Maronilla moral and exemplary damages in the amount of P200,000.00, and P50,000.00 for attorney’s fees.

DMCI appealed the ruling of the HLURB-ENCRFO to the Board of Commissioners of the HLURB.

In a Decision dated March 21, 2017, the Board affirmed the ruling of the HLURB-ENCRFO, but found Maronilla liable for penalties and interest for defaulting on her overdue account.  The Board also deleted the award of damages.

Maronilla appealed the ruling of the HLURB Board to the Office of the President of the Philippines.

On June 10, 2022, then Executive Secretary Salvador Medialdea rendered a Decision setting aside the ruling of the HLURB Board and reinstating the Decision of the HLURB-ENCRFO. 

In ruling for Maronilla, Medialdea pointed out that DMCI’s decision to cancel the contract to sell was in violation of the procedure mandated under Republic Act 6552, and that DMCI failed to inform Maronilla of the reason for DMCI’s refusal to accept her offer to pay the remaining balance.

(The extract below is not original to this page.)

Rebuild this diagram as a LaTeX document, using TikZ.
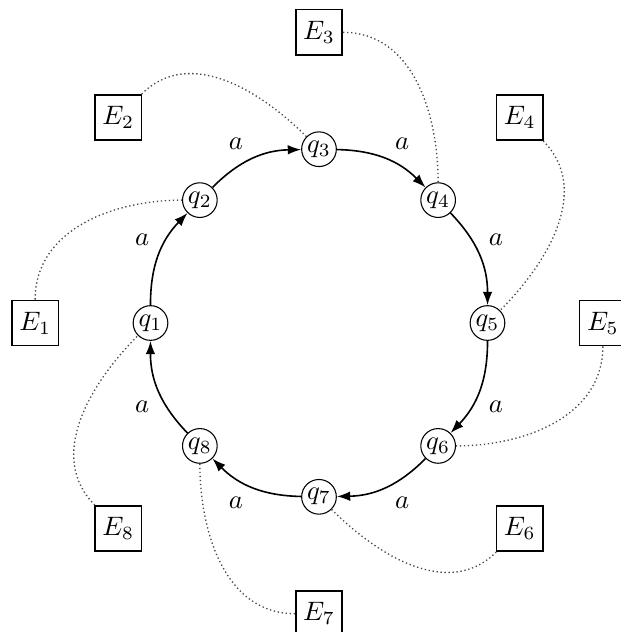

Medialdea also said, “… it would be against the principles of justice and equity if appellant Maronilla would be made liable to pay interest on the amortization payment covered by the Discrepant Check which was not deposited upon appellee DMCI’s own choice.”

Further, Medialdea stressed that, “… the totality of the acts of appellee DMCI in not depositing the Discrepant Check, in failing to inform appellant Maronilla regarding the same within a reasonable time, and the undue haste in effecting the cancellation of the contract despite willingness of the latter to settle her obligation and receipt by the former of more than 94 percent of the contract price show(s) bad faith or oppressive conduct on the part of appellee DMCI justifying the HLURB ENCRFO’s award of damages in favor of appellant Maronilla.”

Maronilla has already complied with the Decision of the Office of the President.  DMCI, however, filed a motion for reconsideration.

According to Maronilla, this case should be an eye-opener for anybody who buys real estate, even from big developers like DMCI.